Meine Großeltern und Eltern verloren durch den Zweiten Weltkrieg alles. Wir zogen mit dem Flüchtlingstreck nach Westen und kamen bei Bekannten in Hohenstein-Ernstthal unter. Dort blieben wir, bis uns der Vater meiner Mutter im Sommer 1945 zu sich nach Geierswalde holte. Bei ihm fanden wir in diesen wirren Zeiten ein neues Zuhause. Ich erinnere mich nicht an die Flucht, kenne aber die Erzählungen meiner Großeltern, meiner Mutter und meines vier Jahre älteren Bruders Dieter. Es muss schlimm gewesen sein. Wir marschierten an Dresden vorbei, als es gerade bombardiert wurde. Meine Mutter erzählte, dass sie die Stadt am Horizont tagelang brennen sah.

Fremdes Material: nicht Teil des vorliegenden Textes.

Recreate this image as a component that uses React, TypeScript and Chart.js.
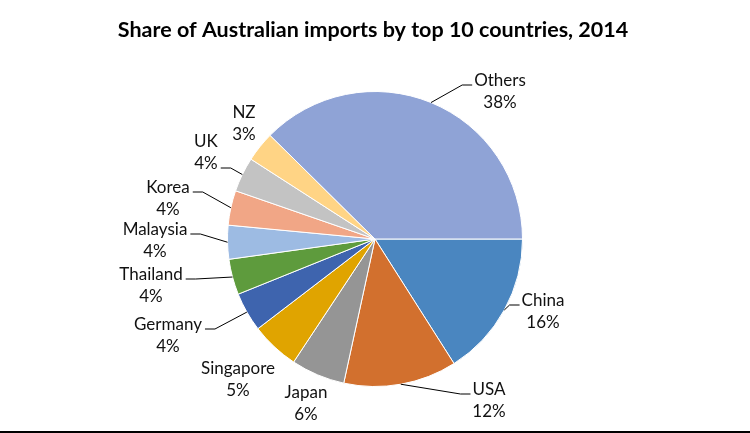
import React, { useEffect, useRef } from 'react';
import { Chart, registerables } from 'chart.js';

Chart.register(...registerables);

const TITLE = 'Share of Australian imports by top 10 countries, 2014';
const countries = ['China', 'USA', 'Japan', 'Singapore', 'Germany', 'Thailand', 'Malaysia', 'Korea', 'UK', 'NZ', 'Others'];
const shares = [16.0, 12.4, 5.9, 5.3, 4.3, 3.9, 3.7, 3.8, 3.8, 3.3, 37.6];
const colors = ['#4A86C0', '#D2702E', '#959595', '#E0A400', '#3E64AE', '#5E9B3D', '#9DBBE3', '#F1A686', '#C3C3C3', '#FFD485', '#8FA3D6'];

// label placement (first text line centre relative to pie centre), leader line flag, row the leader attaches to
const labelLayout = [
  { dx: 168, dy: 62, leader: true, row: 0 },
  { dx: 114, dy: 151, leader: true, row: 0 },
  { dx: -69, dy: 154, leader: false, row: 0 },
  { dx: -137, dy: 130, leader: false, row: 0 },
  { dx: -207, dy: 86, leader: true, row: 0 },
  { dx: -224, dy: 36, leader: true, row: 0 },
  { dx: -220, dy: -9, leader: true, row: 0 },
  { dx: -207, dy: -51, leader: true, row: 0 },
  { dx: -169, dy: -97, leader: true, row: 1 },
  { dx: -131, dy: -126, leader: false, row: 0 },
  { dx: 125, dy: -158, leader: true, row: 0 },
];

const LABEL_FONT = '17px Lato, "Open Sans", sans-serif';
const LINE_GAP = 22;

const labelPlugin = {
  id: 'pieLabels',
  afterDraw(chart: any) {
    const ctx = chart.ctx as CanvasRenderingContext2D;
    const meta = chart.getDatasetMeta(0);
    ctx.save();
    // title
    ctx.fillStyle = '#000';
    ctx.font = 'bold 21.5px Lato, "Open Sans", sans-serif';
    ctx.textAlign = 'center';
    ctx.textBaseline = 'middle';
    ctx.fillText(TITLE, 373, 30);

    ctx.font = LABEL_FONT;
    meta.data.forEach((arc: any, i: number) => {
      const lay = labelLayout[i];
      const cx = arc.x;
      const cy = arc.y;
      const mid = (arc.startAngle + arc.endAngle) / 2;
      const r = arc.outerRadius;
      const lines = [countries[i], Math.round(shares[i]) + '%'];
      const tx = cx + lay.dx;
      const ty = cy + lay.dy;
      ctx.fillStyle = '#111';
      ctx.textAlign = 'center';
      ctx.textBaseline = 'middle';
      lines.forEach((t, k) => ctx.fillText(t, tx, ty + k * LINE_GAP));
      if (lay.leader) {
        const ex = cx + Math.cos(mid) * r;
        const ey = cy + Math.sin(mid) * r;
        const w = ctx.measureText(lines[lay.row]).width;
        const ly = ty + lay.row * LINE_GAP + 4;
        ctx.strokeStyle = '#000';
        ctx.lineWidth = 1;
        ctx.beginPath();
        if (lay.dx > 0) {
          const xEnd = tx - w / 2 - 2;
          ctx.moveTo(ex, ey);
          ctx.lineTo(xEnd - 10, ly);
          ctx.lineTo(xEnd, ly);
        } else {
          const xStart = tx + w / 2 + 3;
          ctx.moveTo(ex, ey);
          ctx.lineTo(xStart + 10, ly);
          ctx.lineTo(xStart, ly);
        }
        ctx.stroke();
      }
    });
    // bottom rule
    ctx.fillStyle = '#000';
    ctx.fillRect(0, 431, chart.width, 2);
    ctx.restore();
  },
};

export default function App() {
  const ref = useRef<HTMLCanvasElement | null>(null);
  useEffect(() => {
    if (!ref.current) return;
    const chart = new Chart(ref.current, {
      type: 'pie',
      data: {
        labels: countries,
        datasets: [
          {
            data: shares,
            backgroundColor: colors,
            borderColor: '#ffffff',
            borderWidth: 1,
          },
        ],
      },
      options: {
        responsive: false,
        animation: false,
        devicePixelRatio: 1,
        rotation: 90,
        layout: { padding: { left: 227, right: 227, top: 91, bottom: 46 } },
        plugins: {
          legend: { display: false },
          title: { display: false },
          tooltip: { enabled: false },
        },
      },
      plugins: [labelPlugin],
    });
    return () => chart.destroy();
  }, []);
  return (
    <div style={{ position: 'fixed', left: 0, top: 0, width: 750, height: 433, background: '#fff' }}>
      <canvas ref={ref} width={750} height={433} style={{ display: 'block' }} />
    </div>
  );
}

In Geierswalde wuchsen wir mit den Kohlegruben und Kippen um den Ort herum auf und gewöhnten uns an die ständige Veränderung der Umgebung. Aus der Richtung Laubusch kommend wanderte die Grube »Erika« auf uns zu. Anfang der Fünfzigerjahre bestand die einzige Verbindung zwischen Geierswalde und Laubusch aus einem einfachen, geschlämmten Weg neben den Gleisen der Grubenbahn – eine regelrechte Wüstenstraße. Mir kam es so vor, als läge Laubusch im Ausland, so weit weg war es und durch die Einöde von uns getrennt. Im Mai 1951 fuhren wir mit Fahrrädern zur Hochzeit meines Onkels Max. Ich freute mich ganz besonders auf das Ereignis, denn ich sollte in einem schönen langen Kleid die Blumen streuen. Leider war mein Blumenstreukleid in Geierswalde vergessen worden, was mich sehr traurig machte. Mein Onkel Hans fluchte zwar, als er die Strecke auf dem Sandweg nochmals zurücklegte, aber er holte das vergessene Kleid, um mir eine große Freude zu bereiten. Ich war glücklich und dankbar, denn in diesem Kleid fand ich mich besonders schön.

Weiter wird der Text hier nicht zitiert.